= Huang Baosheng =

Chinese scholar (1942–2023)

Huang Baosheng (黄宝生; July 1942 – 23 March 2023) was a Chinese scholar of Sanskrit and Pali. He is known for having translated into Chinese many Sanskrit and Pali texts, including the Mahabharata, the Bhagavad Gita, the Upanishads, the Lalitavistara Sutra and the Vajracchedikā (Diamond Sutra).

Huang was born in Shanghai in July 1942, and graduated from the department of oriental languages at Peking University in 1965, majoring in foreign languages (Sanskrit and Pali). He retired from Peking University and was a researcher at the Institute of Foreign Literature in the Graduate School of Chinese Academy of Social Sciences (CASS). He was also the president of the China Foreign Literature Society and of the Indian Literature Research Institute, and a member of the Chinese Communist Party.

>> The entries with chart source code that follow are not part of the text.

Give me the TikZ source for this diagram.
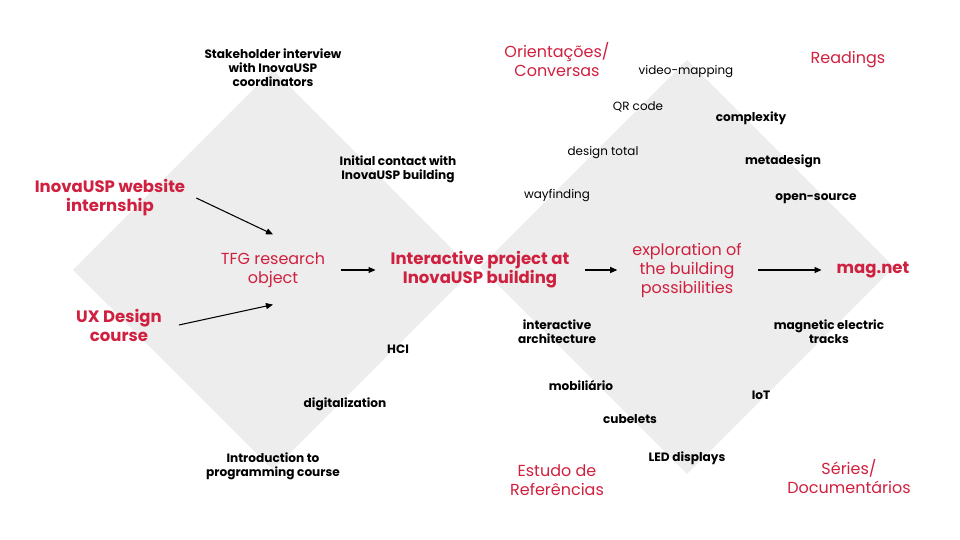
\documentclass[tikz,border=0pt]{standalone}
\usepackage{fontspec}
\setmainfont{Poppins}
\usetikzlibrary{arrows.meta,calc}
\definecolor{uspred}{HTML}{D0203F}
\definecolor{diamondgrey}{HTML}{EDEDED}
\tikzset{
    keyword/.style={font=\fontsize{6.9}{7.9}\selectfont\bfseries, align=center, inner sep=1pt},
    topic/.style={font=\fontsize{6.8}{7.9}\selectfont, align=center, inner sep=1pt},
    milestone/.style={text=uspred, font=\fontsize{9.4}{10.8}\selectfont\bfseries, align=center, inner sep=1pt},
    phase/.style={text=uspred, font=\fontsize{9.1}{10.8}\selectfont, align=center, inner sep=1pt},
    flow/.style={-{Triangle[length=4pt,width=3.4pt]}, line width=0.6pt},
}
\begin{document}
\begin{tikzpicture}[x=0.02cm, y=-0.02cm]
    \useasboundingbox (0,0) rectangle (960,540);
    % the two diamonds
    \fill [diamondgrey] (73,270) -- (273,70) -- (473,270) -- (273,470) -- cycle;
    \fill [diamondgrey] (480,267) -- (687,60) -- (894,267) -- (687,474) -- cycle;

    % left diamond
    \node [keyword] (stake) at (273,68) {Stakeholder interview\\with InovaUSP\\coordinators};
    \node [keyword] (contact) at (398,169) {Initial contact with\\InovaUSP building};
    \node [milestone] (web) at (110,198) {InovaUSP website\\internship};
    \node [phase] (tfg) at (273,270) {TFG research\\object};
    \node [milestone] (ux) at (119,325) {UX Design\\course};
    \node [keyword] (hci) at (398,349) {HCI};
    \node [keyword] (digital) at (345,404) {digitalization};
    \node [keyword] (intro) at (273,466) {Introduction to\\programming course};

    % centre
    \node [milestone] (project) at (480,270) {Interactive project at\\InovaUSP building};

    % right diamond
    \node [phase] (talks) at (557,60) {Orientações/\\Conversas};
    \node [phase] (readings) at (848,60) {Readings};
    \node [topic] (video) at (686,72) {video-mapping};
    \node [topic] (qr) at (638,107) {QR code};
    \node [keyword] (complex) at (751,118) {complexity};
    \node [topic] (total) at (603,153) {design total};
    \node [keyword] (meta) at (783,161) {metadesign};
    \node [topic] (way) at (557,196) {wayfinding};
    \node [keyword] (open) at (816,199) {open-source};
    \node [phase] (explore) at (687,270) {exploration of\\the building\\possibilities};
    \node [milestone] (magnet) at (873,270) {mag.net};
    \node [keyword] (archi) at (557,332) {interactive\\architecture};
    \node [keyword] (tracks) at (829,332) {magnetic electric\\tracks};
    \node [keyword] (mobil) at (581,386) {mobiliário};
    \node [keyword] (iot) at (761,395) {IoT};
    \node [keyword] (cube) at (630,419) {cubelets};
    \node [keyword] (led) at (687,458) {LED displays};
    \node [phase] (refs) at (557,480) {Estudo de\\Referências};
    \node [phase] (series) at (849,477) {Séries/\\Documentários};

    % arrows
    \draw [flow] ($(web.east)+(9,0)$) -- ($(tfg.north)+(0,-16)$);
    \draw [flow] ($(ux.east)+(15,0)$) -- ($(tfg.south)+(0,15)$);
    \draw [flow] ($(tfg.east)+(14,0)$) -- ($(project.west)+(-13,0)$);
    \draw [flow] ($(project.east)+(14,0)$) -- ($(explore.west)+(-13,0)$);
    \draw [flow] ($(explore.east)+(14,0)$) -- ($(magnet.west)+(-13,0)$);
\end{tikzpicture}
\end{document}
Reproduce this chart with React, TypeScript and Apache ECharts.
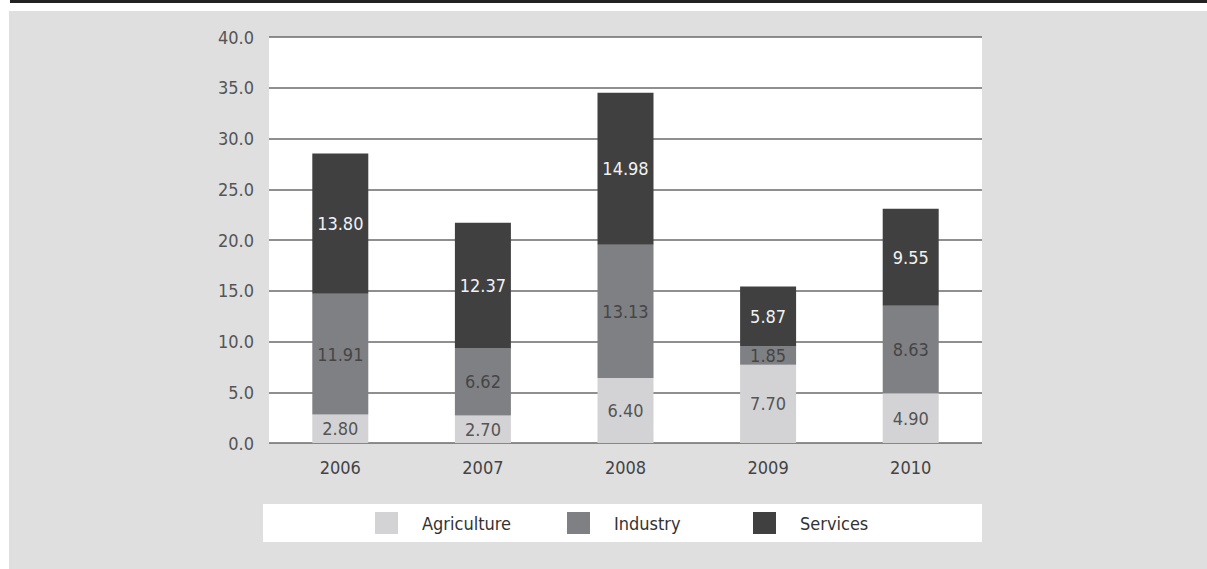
import React, { useEffect, useRef } from "react";
import * as echarts from "echarts";

const years = ["2006", "2007", "2008", "2009", "2010"];
const agriculture = [2.8, 2.7, 6.4, 7.7, 4.9];
const industry = [11.91, 6.62, 13.13, 1.85, 8.63];
const services = [13.8, 12.37, 14.98, 5.87, 9.55];
const seriesNames = ["Agriculture", "Industry", "Services"];

const FONT = "'Liberation Sans Narrow', 'DejaVu Sans Condensed', sans-serif";

export default function App() {
  const ref = useRef<HTMLDivElement>(null);
  useEffect(() => {
    const chart = echarts.init(ref.current!, null, { renderer: "svg" });
    const colors = ["#d3d3d5", "#7f8083", "#404040"];
    const labelColors = ["#555555", "#454545", "#f2f2f2"];
    const datas = [agriculture, industry, services];
    chart.setOption({
      animation: false,
      graphic: [
        { type: "rect", shape: { x: 9, y: 11, width: 1198, height: 558 }, style: { fill: "#dfdfe0" }, z: -10 },
        { type: "rect", shape: { x: 10, y: 0, width: 1197, height: 3 }, style: { fill: "#222222" }, z: -10 },
        { type: "rect", shape: { x: 263, y: 504, width: 719, height: 38 }, style: { fill: "#ffffff" }, z: -10 },
      ],
      grid: {
        left: 269,
        right: 225,
        top: 37,
        bottom: 126,
        show: true,
        backgroundColor: "#ffffff",
        borderWidth: 0,
      },
      legend: seriesNames.map((n, i) => ({
        data: [n],
        left: [370, 562, 748][i],
        top: 507,
        itemWidth: 23,
        itemHeight: 22,
        icon: "rect",
        textStyle: { fontFamily: FONT, fontSize: 18, color: "#333333", padding: [0, 0, 0, 19] },
      })),
      xAxis: {
        type: "category",
        data: years,
        axisLine: { show: false },
        axisTick: { show: false },
        axisLabel: { fontFamily: FONT, fontSize: 18, color: "#444444", margin: 15 },
      },
      yAxis: {
        type: "value",
        min: 0,
        max: 40,
        interval: 5,
        axisLine: { show: false },
        axisTick: { show: false },
        axisLabel: {
          fontFamily: FONT,
          fontSize: 18,
          color: "#555555",
          margin: 15,
          formatter: (v: number) => v.toFixed(1),
        },
        splitLine: { lineStyle: { color: "#6a6a6a", width: 1.5 } },
      },
      series: seriesNames.map((n, i) => ({
        name: n,
        type: "bar",
        stack: "total",
        barWidth: 56,
        data: datas[i],
        itemStyle: { color: colors[i] },
        label: {
          show: true,
          position: "inside",
          fontFamily: FONT,
          fontSize: 18,
          color: labelColors[i],
          formatter: (p: any) => Number(p.value).toFixed(2),
        },
      })),
    });
    return () => chart.dispose();
  }, []);
  return (
    <div
      ref={ref}
      style={{ position: "fixed", left: 0, top: 0, width: 1207, height: 569, background: "#ffffff" }}
    />
  );
}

A project to translate the Mahabharata into Chinese was started in 1989, by Jin Kemu (1912-2000) and Zhao Guohwa (1943-1991), who with Xi Bizhuang published the translation of the first parva in 1993. This project was resumed in 1996 under the leadership of Huang Baosheng, who was then Director of the Institute of Foreign Literature Studies at CASS. The 5-member team (Huang Baosheng, Guo Liangyun, Li Nan and Ge Weijun from CASS, and Duan Qing from Peking University) completed the translation of all 18 parvas in 2002–03, running into "millions of words". After further revisions by Huang and proofreading, it was published in six volumes in December 2005 by the Chinese Social Science Publishing House in Beijing. It won him an award from the Chinese government, and was sold out and had to be reprinted.

Huang died on 23 March 2023, at the age of 80.

== Selected publications==
- "Yindu gudian shixue (Classical Poetics of India)" (1999)

== Awards ==
- 1986, "Young and Mid-aged Expert with Outstanding Contribution"
- 2011, President's Certificate of Honour, Rashtriya Sanskrit Sansthan, India
- 2015, Padma Shri, India's fourth highest civilian honour.